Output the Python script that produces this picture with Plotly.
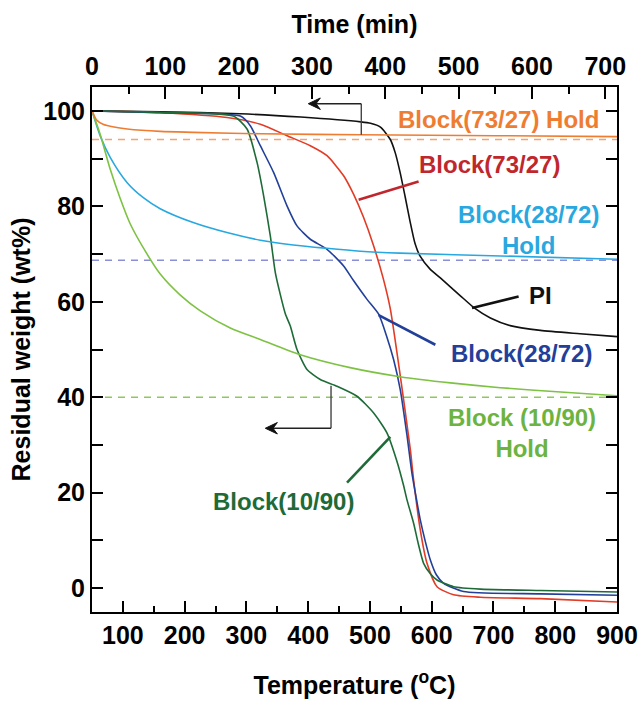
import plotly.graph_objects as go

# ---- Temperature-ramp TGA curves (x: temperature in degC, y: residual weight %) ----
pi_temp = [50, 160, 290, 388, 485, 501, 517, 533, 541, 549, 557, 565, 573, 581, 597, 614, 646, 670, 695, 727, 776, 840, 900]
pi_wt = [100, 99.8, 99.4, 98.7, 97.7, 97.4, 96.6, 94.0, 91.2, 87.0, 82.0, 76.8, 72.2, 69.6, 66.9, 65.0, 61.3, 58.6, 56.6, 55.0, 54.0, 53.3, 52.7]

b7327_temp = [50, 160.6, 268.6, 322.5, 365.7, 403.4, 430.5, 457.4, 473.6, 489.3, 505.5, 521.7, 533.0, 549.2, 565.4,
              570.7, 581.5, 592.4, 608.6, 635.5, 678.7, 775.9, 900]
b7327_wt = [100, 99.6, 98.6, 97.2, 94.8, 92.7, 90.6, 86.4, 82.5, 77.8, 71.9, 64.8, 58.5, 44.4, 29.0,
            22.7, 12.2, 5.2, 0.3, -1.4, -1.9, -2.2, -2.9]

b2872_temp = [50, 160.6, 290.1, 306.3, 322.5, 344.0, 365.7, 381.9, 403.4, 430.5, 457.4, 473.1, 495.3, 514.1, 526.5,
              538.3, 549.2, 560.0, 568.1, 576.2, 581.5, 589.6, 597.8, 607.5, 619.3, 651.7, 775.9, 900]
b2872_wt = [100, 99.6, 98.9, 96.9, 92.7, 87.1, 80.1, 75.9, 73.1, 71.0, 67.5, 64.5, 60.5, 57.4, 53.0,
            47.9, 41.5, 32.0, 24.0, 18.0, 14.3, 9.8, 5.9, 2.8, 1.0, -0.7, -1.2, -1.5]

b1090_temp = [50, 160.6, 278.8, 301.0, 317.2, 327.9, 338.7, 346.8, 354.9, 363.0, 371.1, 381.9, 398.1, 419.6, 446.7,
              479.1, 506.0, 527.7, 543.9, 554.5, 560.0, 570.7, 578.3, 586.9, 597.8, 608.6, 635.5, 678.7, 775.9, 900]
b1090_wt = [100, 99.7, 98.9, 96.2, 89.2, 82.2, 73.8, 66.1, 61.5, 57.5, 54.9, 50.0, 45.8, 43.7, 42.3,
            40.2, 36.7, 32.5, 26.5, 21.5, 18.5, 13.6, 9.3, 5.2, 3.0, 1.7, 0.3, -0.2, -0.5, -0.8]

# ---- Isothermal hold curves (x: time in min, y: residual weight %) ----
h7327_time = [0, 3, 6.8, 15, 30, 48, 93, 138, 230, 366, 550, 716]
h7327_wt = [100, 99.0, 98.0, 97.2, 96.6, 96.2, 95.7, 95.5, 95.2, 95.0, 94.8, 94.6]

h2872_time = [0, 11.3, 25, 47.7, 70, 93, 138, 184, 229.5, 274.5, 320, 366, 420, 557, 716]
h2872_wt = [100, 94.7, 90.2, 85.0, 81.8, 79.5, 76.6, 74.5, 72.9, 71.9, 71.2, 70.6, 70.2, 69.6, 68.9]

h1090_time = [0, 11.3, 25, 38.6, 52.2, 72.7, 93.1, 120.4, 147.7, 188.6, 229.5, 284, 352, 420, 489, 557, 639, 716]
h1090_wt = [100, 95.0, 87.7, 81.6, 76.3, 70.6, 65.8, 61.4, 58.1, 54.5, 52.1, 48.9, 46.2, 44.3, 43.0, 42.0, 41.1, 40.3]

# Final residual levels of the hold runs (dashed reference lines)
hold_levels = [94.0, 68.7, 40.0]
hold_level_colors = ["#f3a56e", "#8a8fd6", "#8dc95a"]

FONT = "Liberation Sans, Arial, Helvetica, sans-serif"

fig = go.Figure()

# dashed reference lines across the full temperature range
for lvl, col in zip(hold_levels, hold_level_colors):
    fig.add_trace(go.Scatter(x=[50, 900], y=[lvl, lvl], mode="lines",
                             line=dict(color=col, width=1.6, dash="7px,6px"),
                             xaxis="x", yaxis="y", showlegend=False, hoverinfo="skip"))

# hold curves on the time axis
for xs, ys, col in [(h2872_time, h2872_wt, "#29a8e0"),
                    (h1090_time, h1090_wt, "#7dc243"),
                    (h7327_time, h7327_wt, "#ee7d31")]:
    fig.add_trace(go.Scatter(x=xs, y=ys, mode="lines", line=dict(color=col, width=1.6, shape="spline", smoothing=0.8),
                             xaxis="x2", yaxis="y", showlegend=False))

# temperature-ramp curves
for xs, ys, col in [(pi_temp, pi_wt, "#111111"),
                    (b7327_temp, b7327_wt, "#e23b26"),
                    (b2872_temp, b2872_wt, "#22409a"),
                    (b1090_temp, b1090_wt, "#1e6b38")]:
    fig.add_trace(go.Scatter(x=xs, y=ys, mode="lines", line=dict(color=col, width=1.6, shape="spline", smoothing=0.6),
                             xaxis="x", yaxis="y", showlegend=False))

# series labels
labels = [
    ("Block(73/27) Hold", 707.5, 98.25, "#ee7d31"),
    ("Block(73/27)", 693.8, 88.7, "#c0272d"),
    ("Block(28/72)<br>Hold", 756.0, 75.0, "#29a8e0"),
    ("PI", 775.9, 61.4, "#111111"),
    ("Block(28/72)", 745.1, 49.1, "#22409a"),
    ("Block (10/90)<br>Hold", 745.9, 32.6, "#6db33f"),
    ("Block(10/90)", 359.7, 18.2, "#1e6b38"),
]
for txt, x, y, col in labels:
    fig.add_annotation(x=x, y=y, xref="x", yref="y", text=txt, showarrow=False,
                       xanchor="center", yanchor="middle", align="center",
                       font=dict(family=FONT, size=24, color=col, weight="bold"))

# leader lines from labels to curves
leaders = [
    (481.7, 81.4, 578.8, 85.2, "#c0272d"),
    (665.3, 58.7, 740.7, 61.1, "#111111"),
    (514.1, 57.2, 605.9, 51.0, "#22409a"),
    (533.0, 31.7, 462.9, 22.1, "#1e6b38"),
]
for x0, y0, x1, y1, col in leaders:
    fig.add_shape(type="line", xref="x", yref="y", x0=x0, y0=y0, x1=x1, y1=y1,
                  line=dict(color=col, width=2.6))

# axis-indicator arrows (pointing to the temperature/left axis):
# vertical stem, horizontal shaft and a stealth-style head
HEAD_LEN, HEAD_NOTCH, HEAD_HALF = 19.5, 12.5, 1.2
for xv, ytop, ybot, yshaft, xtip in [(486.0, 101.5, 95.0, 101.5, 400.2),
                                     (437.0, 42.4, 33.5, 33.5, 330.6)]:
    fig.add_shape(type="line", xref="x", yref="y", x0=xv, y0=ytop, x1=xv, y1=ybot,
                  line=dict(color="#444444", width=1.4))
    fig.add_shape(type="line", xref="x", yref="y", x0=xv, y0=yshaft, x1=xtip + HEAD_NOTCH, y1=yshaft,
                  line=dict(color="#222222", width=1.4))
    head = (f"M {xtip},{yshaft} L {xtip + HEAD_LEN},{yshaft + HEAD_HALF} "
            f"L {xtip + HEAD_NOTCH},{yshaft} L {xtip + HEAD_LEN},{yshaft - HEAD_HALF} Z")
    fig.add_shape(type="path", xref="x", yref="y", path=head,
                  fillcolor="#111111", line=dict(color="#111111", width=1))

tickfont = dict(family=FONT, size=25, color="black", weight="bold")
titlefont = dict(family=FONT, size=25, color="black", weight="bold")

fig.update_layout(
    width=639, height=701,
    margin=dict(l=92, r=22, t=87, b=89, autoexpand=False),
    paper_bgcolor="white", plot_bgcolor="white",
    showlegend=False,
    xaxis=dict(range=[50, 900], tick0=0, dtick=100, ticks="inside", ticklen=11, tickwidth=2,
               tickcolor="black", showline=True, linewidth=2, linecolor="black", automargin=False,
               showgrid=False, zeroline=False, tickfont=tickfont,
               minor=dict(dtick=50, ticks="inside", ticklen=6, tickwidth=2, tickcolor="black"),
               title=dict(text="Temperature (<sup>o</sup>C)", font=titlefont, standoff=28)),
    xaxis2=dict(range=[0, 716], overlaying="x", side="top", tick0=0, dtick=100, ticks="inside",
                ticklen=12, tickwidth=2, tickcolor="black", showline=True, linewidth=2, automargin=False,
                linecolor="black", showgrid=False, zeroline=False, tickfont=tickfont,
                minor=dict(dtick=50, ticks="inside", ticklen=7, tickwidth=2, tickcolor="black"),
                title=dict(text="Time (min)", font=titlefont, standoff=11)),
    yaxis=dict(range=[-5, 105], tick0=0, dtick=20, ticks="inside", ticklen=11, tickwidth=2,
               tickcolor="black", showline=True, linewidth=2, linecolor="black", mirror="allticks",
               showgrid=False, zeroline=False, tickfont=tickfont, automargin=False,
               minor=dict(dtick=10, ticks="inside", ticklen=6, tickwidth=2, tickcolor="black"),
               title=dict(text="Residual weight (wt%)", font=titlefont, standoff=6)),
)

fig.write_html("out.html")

───

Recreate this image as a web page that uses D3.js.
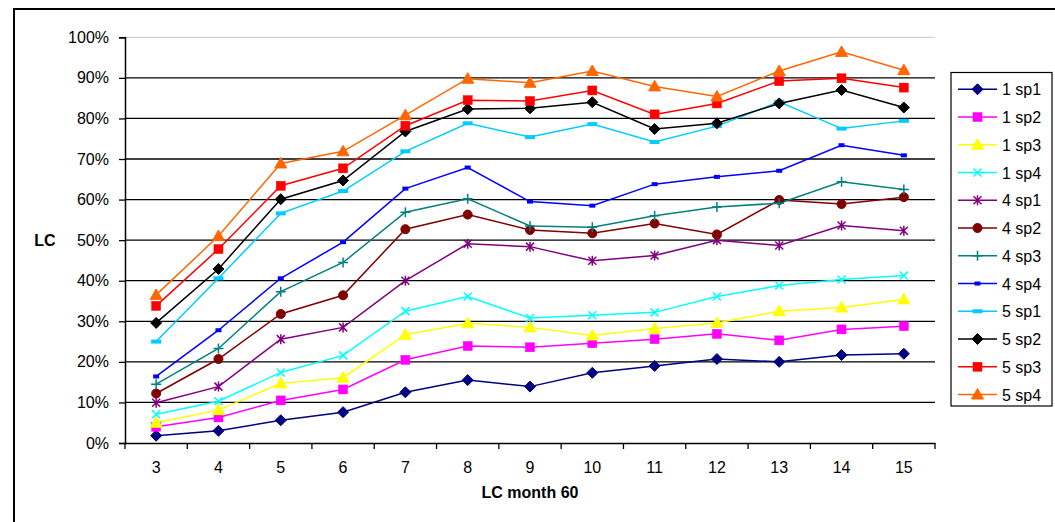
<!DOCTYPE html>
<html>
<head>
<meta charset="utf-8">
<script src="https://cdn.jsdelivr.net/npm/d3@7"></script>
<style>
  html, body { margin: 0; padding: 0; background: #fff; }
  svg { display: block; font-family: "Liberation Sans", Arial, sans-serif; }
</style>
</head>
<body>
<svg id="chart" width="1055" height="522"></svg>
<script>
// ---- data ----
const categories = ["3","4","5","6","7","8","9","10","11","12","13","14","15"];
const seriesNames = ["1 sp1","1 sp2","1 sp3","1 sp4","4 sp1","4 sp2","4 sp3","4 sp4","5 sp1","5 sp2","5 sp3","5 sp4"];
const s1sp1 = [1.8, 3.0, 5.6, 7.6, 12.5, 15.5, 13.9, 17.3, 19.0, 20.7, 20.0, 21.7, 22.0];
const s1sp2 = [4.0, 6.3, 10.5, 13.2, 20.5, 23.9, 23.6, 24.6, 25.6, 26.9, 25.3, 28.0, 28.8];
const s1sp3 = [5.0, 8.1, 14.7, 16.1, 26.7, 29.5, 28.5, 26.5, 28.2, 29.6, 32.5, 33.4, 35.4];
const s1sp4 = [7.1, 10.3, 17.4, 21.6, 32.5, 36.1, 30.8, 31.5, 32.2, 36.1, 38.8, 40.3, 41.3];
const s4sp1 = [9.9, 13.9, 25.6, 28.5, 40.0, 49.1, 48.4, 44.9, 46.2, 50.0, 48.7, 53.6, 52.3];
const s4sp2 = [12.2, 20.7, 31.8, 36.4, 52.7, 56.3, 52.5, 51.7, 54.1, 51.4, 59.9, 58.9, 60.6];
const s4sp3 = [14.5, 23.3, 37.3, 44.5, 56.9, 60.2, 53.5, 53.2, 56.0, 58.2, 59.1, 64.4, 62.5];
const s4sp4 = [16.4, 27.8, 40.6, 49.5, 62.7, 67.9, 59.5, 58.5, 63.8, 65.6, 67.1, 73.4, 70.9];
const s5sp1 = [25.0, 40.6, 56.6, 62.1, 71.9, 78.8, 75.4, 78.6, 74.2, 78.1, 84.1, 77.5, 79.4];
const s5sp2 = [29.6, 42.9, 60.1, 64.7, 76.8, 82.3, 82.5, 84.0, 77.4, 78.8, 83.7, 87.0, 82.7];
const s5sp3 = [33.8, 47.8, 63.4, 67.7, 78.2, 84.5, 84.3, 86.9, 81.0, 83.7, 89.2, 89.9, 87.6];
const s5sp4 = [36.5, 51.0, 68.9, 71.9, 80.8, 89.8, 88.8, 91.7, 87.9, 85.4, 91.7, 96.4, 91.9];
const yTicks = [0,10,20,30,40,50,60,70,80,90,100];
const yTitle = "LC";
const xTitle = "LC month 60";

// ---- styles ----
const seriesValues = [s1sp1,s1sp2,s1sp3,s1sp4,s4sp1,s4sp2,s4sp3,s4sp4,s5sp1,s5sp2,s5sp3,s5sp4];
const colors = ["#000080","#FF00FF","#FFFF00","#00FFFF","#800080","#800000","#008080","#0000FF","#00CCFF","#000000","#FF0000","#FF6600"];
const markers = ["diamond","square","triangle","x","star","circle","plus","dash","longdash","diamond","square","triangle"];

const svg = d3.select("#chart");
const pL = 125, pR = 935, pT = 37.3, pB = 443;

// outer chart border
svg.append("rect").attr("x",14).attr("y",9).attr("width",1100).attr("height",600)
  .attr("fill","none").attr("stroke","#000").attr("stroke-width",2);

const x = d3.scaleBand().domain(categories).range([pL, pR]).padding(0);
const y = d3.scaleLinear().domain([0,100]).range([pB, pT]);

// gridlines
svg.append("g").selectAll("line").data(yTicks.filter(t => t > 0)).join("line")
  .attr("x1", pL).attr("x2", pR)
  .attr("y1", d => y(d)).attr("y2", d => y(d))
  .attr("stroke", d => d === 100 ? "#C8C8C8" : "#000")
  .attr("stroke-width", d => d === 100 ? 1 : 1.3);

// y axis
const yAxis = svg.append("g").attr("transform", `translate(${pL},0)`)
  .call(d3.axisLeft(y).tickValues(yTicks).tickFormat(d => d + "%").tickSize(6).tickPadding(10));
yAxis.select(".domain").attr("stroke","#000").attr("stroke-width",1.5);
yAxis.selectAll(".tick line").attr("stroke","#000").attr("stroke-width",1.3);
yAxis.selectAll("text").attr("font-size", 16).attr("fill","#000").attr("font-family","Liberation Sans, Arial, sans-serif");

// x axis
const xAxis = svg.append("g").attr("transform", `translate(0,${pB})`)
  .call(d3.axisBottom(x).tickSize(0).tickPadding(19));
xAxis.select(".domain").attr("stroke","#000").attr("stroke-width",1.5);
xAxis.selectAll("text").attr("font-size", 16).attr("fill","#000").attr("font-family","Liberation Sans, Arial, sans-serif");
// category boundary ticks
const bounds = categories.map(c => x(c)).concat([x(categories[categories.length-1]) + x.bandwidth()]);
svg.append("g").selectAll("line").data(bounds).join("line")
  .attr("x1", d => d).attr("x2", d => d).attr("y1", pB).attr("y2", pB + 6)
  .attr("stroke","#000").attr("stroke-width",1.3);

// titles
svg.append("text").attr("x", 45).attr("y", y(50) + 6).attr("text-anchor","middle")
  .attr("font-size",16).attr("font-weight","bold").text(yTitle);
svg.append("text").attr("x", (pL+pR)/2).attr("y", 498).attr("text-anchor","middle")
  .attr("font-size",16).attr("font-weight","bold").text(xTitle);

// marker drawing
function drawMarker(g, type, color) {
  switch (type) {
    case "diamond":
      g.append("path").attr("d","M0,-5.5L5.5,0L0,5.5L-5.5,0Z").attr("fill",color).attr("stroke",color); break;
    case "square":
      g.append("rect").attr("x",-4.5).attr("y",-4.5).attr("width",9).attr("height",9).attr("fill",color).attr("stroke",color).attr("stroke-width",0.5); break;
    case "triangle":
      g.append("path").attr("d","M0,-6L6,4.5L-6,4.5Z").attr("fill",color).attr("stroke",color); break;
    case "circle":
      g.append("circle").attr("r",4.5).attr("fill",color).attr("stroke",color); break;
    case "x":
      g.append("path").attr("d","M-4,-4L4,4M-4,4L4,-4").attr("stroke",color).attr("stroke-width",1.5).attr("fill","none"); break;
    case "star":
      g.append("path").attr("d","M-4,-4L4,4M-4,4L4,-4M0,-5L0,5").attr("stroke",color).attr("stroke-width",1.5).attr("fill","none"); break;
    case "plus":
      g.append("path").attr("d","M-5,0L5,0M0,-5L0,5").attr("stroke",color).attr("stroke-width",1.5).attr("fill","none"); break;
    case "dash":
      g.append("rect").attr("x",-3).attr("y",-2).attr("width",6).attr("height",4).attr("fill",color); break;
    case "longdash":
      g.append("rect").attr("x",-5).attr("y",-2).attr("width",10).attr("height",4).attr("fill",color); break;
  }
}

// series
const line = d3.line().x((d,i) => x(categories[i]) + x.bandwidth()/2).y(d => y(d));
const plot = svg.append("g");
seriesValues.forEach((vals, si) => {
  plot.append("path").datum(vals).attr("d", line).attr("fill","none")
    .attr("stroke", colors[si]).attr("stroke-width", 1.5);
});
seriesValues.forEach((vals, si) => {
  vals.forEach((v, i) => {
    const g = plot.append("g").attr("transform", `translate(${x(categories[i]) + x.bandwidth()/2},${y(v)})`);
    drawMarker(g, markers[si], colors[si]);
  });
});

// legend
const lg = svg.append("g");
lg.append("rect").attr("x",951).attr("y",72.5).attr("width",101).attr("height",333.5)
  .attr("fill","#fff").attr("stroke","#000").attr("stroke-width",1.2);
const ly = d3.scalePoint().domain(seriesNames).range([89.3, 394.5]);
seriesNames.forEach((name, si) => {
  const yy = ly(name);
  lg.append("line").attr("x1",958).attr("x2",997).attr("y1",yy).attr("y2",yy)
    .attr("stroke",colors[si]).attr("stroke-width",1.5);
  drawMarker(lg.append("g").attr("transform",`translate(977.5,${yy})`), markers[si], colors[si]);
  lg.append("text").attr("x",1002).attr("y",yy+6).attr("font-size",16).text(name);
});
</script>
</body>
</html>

───

Goal:
Begin with the line that contains "Output the Python", end with the line that contains "54.0, 53.3, 52.7]", and set down every line in that range exactly as it stands, minus the pictures.

Response below:
Output the Python script that produces this picture with Plotly.
import plotly.graph_objects as go

# ---- Temperature-ramp TGA curves (x: temperature in degC, y: residual weight %) ----
pi_temp = [50, 160, 290, 388, 485, 501, 517, 533, 541, 549, 557, 565, 573, 581, 597, 614, 646, 670, 695, 727, 776, 840, 900]
pi_wt = [100, 99.8, 99.4, 98.7, 97.7, 97.4, 96.6, 94.0, 91.2, 87.0, 82.0, 76.8, 72.2, 69.6, 66.9, 65.0, 61.3, 58.6, 56.6, 55.0, 54.0, 53.3, 52.7]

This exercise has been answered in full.